(179a) A Methodology for the Simultaneous Design, Scheduling and Control of Multi-Product Processes Under Uncertainty

Chemical process industry has been reinforced time to time by development of methodologies that strengthen the various aspects of the industry. The competitive environment makes the industry vulnerable to non-optimal operations. The overall cost of plant has always been the classical measure of the optimality of the operations in the industry. This may include the capital cost, the operating cost, the cost associated with the control system, etc. An important section of the chemical industry produces various grades of products (multi-product) and scheduling of the production of these grades plays an important role in the economy of the operations. The presented work focuses on the development of a methodology that can address three aspects of the economy of multi-product plants; i.e. process design, control and scheduling. The approaches proposed in the literature to address this challenging problem can be classified in two groups: i) the sequential approach, which generates overall optimal solution by sequentially solving an optimization problem for each of the aspect separately; i.e. one of the three aspects at a time, and ii) the simultaneous approach, which adds more degrees of freedom by generating optimal solution of an optimization problem for all aspects simultaneously. Studies have been presented on integration of the aspects, where some of them present the integration of process design and control^1,4 ,while the other integrates scheduling and control² . There also have been studies which address integration of optimal transitions of grades with design and control with fixed sequence of production³, while others have integrated design, scheduling and optimal control, where control decisions involve transition times⁶  but not the controller tuning parameters. The work presented here involves the development of simultaneous design, scheduling and control (SDSC) approach. The integration of the three aspects is one of the novel features of the work, as sequence of production remains part of decision variables as opposed to fixed sequence considered in previous works³. Key contributions of the work also include determination of tuning parameters as decision variables and the integration of the three aspects under continuous influence of disturbances and uncertainty in product demands.
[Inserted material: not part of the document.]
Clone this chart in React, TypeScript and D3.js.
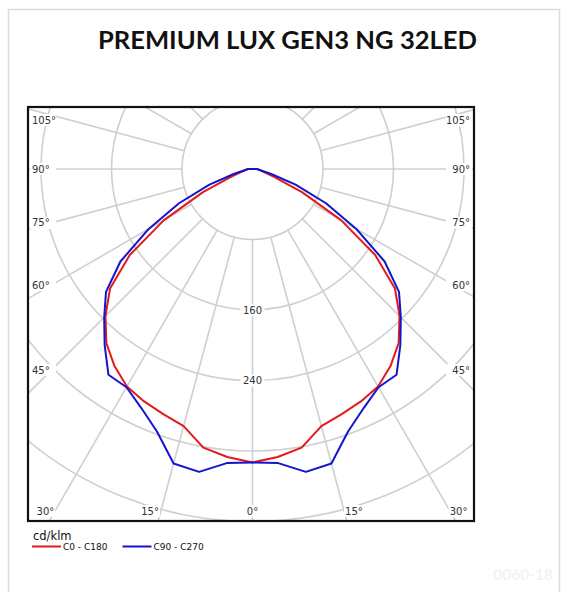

The optimization framework developed aims to minimize an overall cost function, which includes capital cost, operating cost, variability cost and transition cost, while taking into account various operational constraints. The decision variables consist of the design of process equipment’s, the tuning parameters for the control system in place and the scheduling parameters. Scheduling parameters include optimal sequence of production and optimal transition trajectories. The proposed approach takes into account the influence of disturbances in the system by the identification of critical frequency from the disturbances, which is used to quantify the worst-case variability in the controlled variables. The uncertainty in the demands of products has also been addressed by creating critical demand scenarios with different probabilities of occurrence. These features foster the robustness of the approach to uncertainty. System stability analysis is performed at each optimal solution to ensure feasibility of the solution to achieve stable operation. To demonstrate the effectiveness of the SDSC approach, a multi-product continuous stirred-tank reactor (CSTR) system is considered⁵, which produces 4 different grades of a product. A comparison study has been performed to prove an edge of simultaneous approach over the traditional sequential method and effect of demand uncertainty is demonstrated via a case study involving different demand scenarios.

References

(1)   Flores-Tlacuahuac,  A.,  Biegler, L. T. Simultaneous mixed-integer dynamic optimization for integrated design and control, Computers & Chemical Engineering, 31, 588–600, 2007

(2)   Flores-Tlacuahuac, A., & Grossmann, I. E. Simultaneous cyclic scheduling and control of a multiproduct CSTR, Industrial & Engineering Chemistry Research,  45(20), 6175–6189, 2006.

(3)   Flores-Tlacuahuac, A., Biegler, L. T. Integrated control and process design during optimal polymer grade transition operations, Computers and Chemical Engineering, 32 (11), 2823-2837, 2008.

(4)   Ricardez-Sandoval, L. A., Douglas, P. L., & Budman, H. M. A methodology for the simultaneous design and control of large-scale systems under process parameter uncertainty, Computers and Chemical Engineering, 35(2), 307–318, 2011.

(5)   Ricardez-Sandoval, L. A. Optimal design and control of dynamic systems under uncertainty: A probabilistic approach, Computers and Chemical Engineering, 43, 91–107, 2012.

(6)   Terrazas-Moreno, S., Flores-Tlacuahuac, A., Grossmann, I.E. Simultaneous design, scheduling, and optimal control of a methyl-methacrylate continuous polymerization reactor, AIChE Journal. 54 (12), 3160–3170, 2008.